**Problem requirements:** The data below should be printed in full, exactly, and without any of its images.

-- Begin --

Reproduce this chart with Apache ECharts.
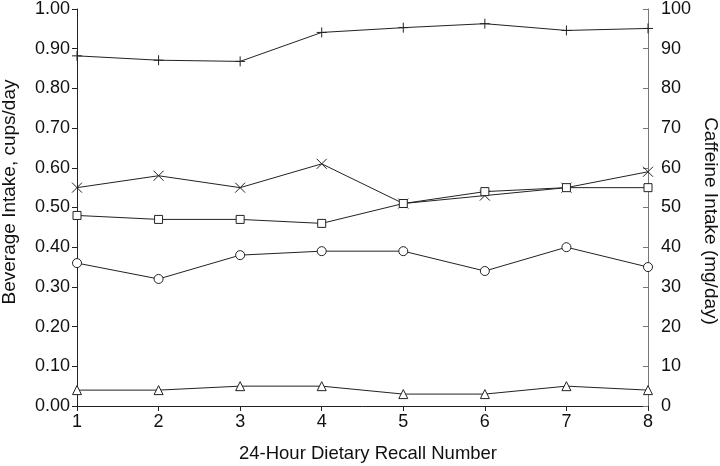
<!DOCTYPE html>
<html>
<head>
<meta charset="utf-8">
<script src="https://cdn.jsdelivr.net/npm/echarts@6/dist/echarts.min.js"></script>
<style>
html,body{margin:0;padding:0;background:#fff;}
#chart{width:720px;height:466px;}
</style>
</head>
<body>
<div id="chart"></div>
<script>
var recallNumber = [1, 2, 3, 4, 5, 6, 7, 8];
var seriesCircle = [0.36, 0.32, 0.38, 0.39, 0.39, 0.34, 0.40, 0.35];
var seriesSquare = [0.48, 0.47, 0.47, 0.46, 0.51, 0.54, 0.55, 0.55];
var seriesCross = [0.55, 0.58, 0.55, 0.61, 0.51, 0.53, 0.55, 0.59];
var seriesTriangle = [0.04, 0.04, 0.05, 0.05, 0.03, 0.03, 0.05, 0.04];
var caffeinePlus = [88.2, 87.1, 86.8, 94.1, 95.3, 96.3, 94.6, 95.1];

var leftTitle = 'Beverage Intake, cups/day';
var rightTitle = 'Caffeine Intake (mg/day)';
var xTitle = '24-Hour Dietary Recall Number';

var FONT = '"Liberation Sans", Arial, sans-serif';
var INK = '#111';

function pairs(vals) {
  return recallNumber.map(function (x, i) { return [x, vals[i]]; });
}

function lineSeries(name, vals, symbol, size, axisIdx) {
  return {
    name: name,
    type: 'line',
    yAxisIndex: axisIdx || 0,
    data: pairs(vals),
    symbol: symbol,
    symbolSize: size,
    showAllSymbol: true,
    lineStyle: { color: '#222', width: 1 },
    itemStyle: { color: '#fff', borderColor: '#222', borderWidth: 1 },
    emphasis: { disabled: true },
    animation: false
  };
}

var chart = echarts.init(document.getElementById('chart'), null, { renderer: 'canvas' });

chart.setOption({
  animation: false,
  backgroundColor: '#fff',
  grid: { left: 77, right: 72, top: 8, bottom: 60, containLabel: false },
  xAxis: {
    type: 'value',
    min: 1, max: 8, interval: 1,
    axisLine: { show: true, onZero: false, lineStyle: { color: '#222', width: 1 } },
    axisTick: { show: true, length: 5, inside: false, lineStyle: { color: '#222' } },
    axisLabel: { fontSize: 18, color: INK, fontFamily: FONT, margin: 7 },
    splitLine: { show: false }
  },
  yAxis: [
    {
      type: 'value', position: 'left',
      min: 0, max: 1, interval: 0.1,
      axisLine: { show: true, lineStyle: { color: '#222', width: 1 } },
      axisTick: { show: true, length: 5, inside: false, lineStyle: { color: '#222' } },
      axisLabel: { fontSize: 18, color: INK, fontFamily: FONT, margin: 7,
        formatter: function (v) { return v.toFixed(2); } },
      splitLine: { show: false }
    },
    {
      type: 'value', position: 'right',
      min: 0, max: 100, interval: 10,
      axisLine: { show: true, lineStyle: { color: '#777', width: 1 } },
      axisTick: { show: true, length: 5, inside: true, lineStyle: { color: '#777' } },
      axisLabel: { fontSize: 18, color: INK, fontFamily: FONT, margin: 13 },
      splitLine: { show: false }
    }
  ],
  graphic: [
    { type: 'text', x: 10, y: 192, rotation: Math.PI / 2,
      style: { text: leftTitle, fontSize: 19, fontFamily: FONT, fill: INK, align: 'center', verticalAlign: 'middle' } },
    { type: 'text', x: 710, y: 221, rotation: -Math.PI / 2,
      style: { text: rightTitle, fontSize: 19, fontFamily: FONT, fill: INK, align: 'center', verticalAlign: 'middle' } },
    { type: 'text', x: 368, y: 454,
      style: { text: xTitle, fontSize: 18.5, fontFamily: FONT, fill: INK, align: 'center', verticalAlign: 'middle' } }
  ],
  series: [
    lineSeries('plus', caffeinePlus, 'path://M0,5L10,5M5,0L5,10', 10, 1),
    lineSeries('cross', seriesCross, 'path://M0,0L10,10M10,0L0,10', 10),
    lineSeries('square', seriesSquare, 'rect', 8),
    lineSeries('circle', seriesCircle, 'circle', 9),
    lineSeries('triangle', seriesTriangle, 'triangle', 9)
  ]
});
</script>
</body>
</html>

-- End --

**Correct answer:**
Reproduce this chart with Apache ECharts.
<!DOCTYPE html>
<html>
<head>
<meta charset="utf-8">
<script src="https://cdn.jsdelivr.net/npm/echarts@6/dist/echarts.min.js"></script>
<style>
html,body{margin:0;padding:0;background:#fff;}
#chart{width:720px;height:466px;}
</style>
</head>
<body>
<div id="chart"></div>
<script>
var recallNumber = [1, 2, 3, 4, 5, 6, 7, 8];
var seriesCircle = [0.36, 0.32, 0.38, 0.39, 0.39, 0.34, 0.40, 0.35];
var seriesSquare = [0.48, 0.47, 0.47, 0.46, 0.51, 0.54, 0.55, 0.55];
var seriesCross = [0.55, 0.58, 0.55, 0.61, 0.51, 0.53, 0.55, 0.59];
var seriesTriangle = [0.04, 0.04, 0.05, 0.05, 0.03, 0.03, 0.05, 0.04];
var caffeinePlus = [88.2, 87.1, 86.8, 94.1, 95.3, 96.3, 94.6, 95.1];

var leftTitle = 'Beverage Intake, cups/day';
var rightTitle = 'Caffeine Intake (mg/day)';
var xTitle = '24-Hour Dietary Recall Number';

var FONT = '"Liberation Sans", Arial, sans-serif';
var INK = '#111';

function pairs(vals) {
  return recallNumber.map(function (x, i) { return [x, vals[i]]; });
}

function lineSeries(name, vals, symbol, size, axisIdx) {
  return {
    name: name,
    type: 'line',
    yAxisIndex: axisIdx || 0,
    data: pairs(vals),
    symbol: symbol,
    symbolSize: size,
    showAllSymbol: true,
    lineStyle: { color: '#222', width: 1 },
    itemStyle: { color: '#fff', borderColor: '#222', borderWidth: 1 },
    emphasis: { disabled: true },
    animation: false
  };
}

var chart = echarts.init(document.getElementById('chart'), null, { renderer: 'canvas' });

chart.setOption({
  animation: false,
  backgroundColor: '#fff',
  grid: { left: 77, right: 72, top: 8, bottom: 60, containLabel: false },
  xAxis: {
    type: 'value',
    min: 1, max: 8, interval: 1,
    axisLine: { show: true, onZero: false, lineStyle: { color: '#222', width: 1 } },
    axisTick: { show: true, length: 5, inside: false, lineStyle: { color: '#222' } },
    axisLabel: { fontSize: 18, color: INK, fontFamily: FONT, margin: 7 },
    splitLine: { show: false }
  },
  yAxis: [
    {
      type: 'value', position: 'left',
      min: 0, max: 1, interval: 0.1,
      axisLine: { show: true, lineStyle: { color: '#222', width: 1 } },
      axisTick: { show: true, length: 5, inside: false, lineStyle: { color: '#222' } },
      axisLabel: { fontSize: 18, color: INK, fontFamily: FONT, margin: 7,
        formatter: function (v) { return v.toFixed(2); } },
      splitLine: { show: false }
    },
    {
      type: 'value', position: 'right',
      min: 0, max: 100, interval: 10,
      axisLine: { show: true, lineStyle: { color: '#777', width: 1 } },
      axisTick: { show: true, length: 5, inside: true, lineStyle: { color: '#777' } },
      axisLabel: { fontSize: 18, color: INK, fontFamily: FONT, margin: 13 },
      splitLine: { show: false }
    }
  ],
  graphic: [
    { type: 'text', x: 10, y: 192, rotation: Math.PI / 2,
      style: { text: leftTitle, fontSize: 19, fontFamily: FONT, fill: INK, align: 'center', verticalAlign: 'middle' } },
    { type: 'text', x: 710, y: 221, rotation: -Math.PI / 2,
      style: { text: rightTitle, fontSize: 19, fontFamily: FONT, fill: INK, align: 'center', verticalAlign: 'middle' } },
    { type: 'text', x: 368, y: 454,
      style: { text: xTitle, fontSize: 18.5, fontFamily: FONT, fill: INK, align: 'center', verticalAlign: 'middle' } }
  ],
  series: [
    lineSeries('plus', caffeinePlus, 'path://M0,5L10,5M5,0L5,10', 10, 1),
    lineSeries('cross', seriesCross, 'path://M0,0L10,10M10,0L0,10', 10),
    lineSeries('square', seriesSquare, 'rect', 8),
    lineSeries('circle', seriesCircle, 'circle', 9),
    lineSeries('triangle', seriesTriangle, 'triangle', 9)
  ]
});
</script>
</body>
</html>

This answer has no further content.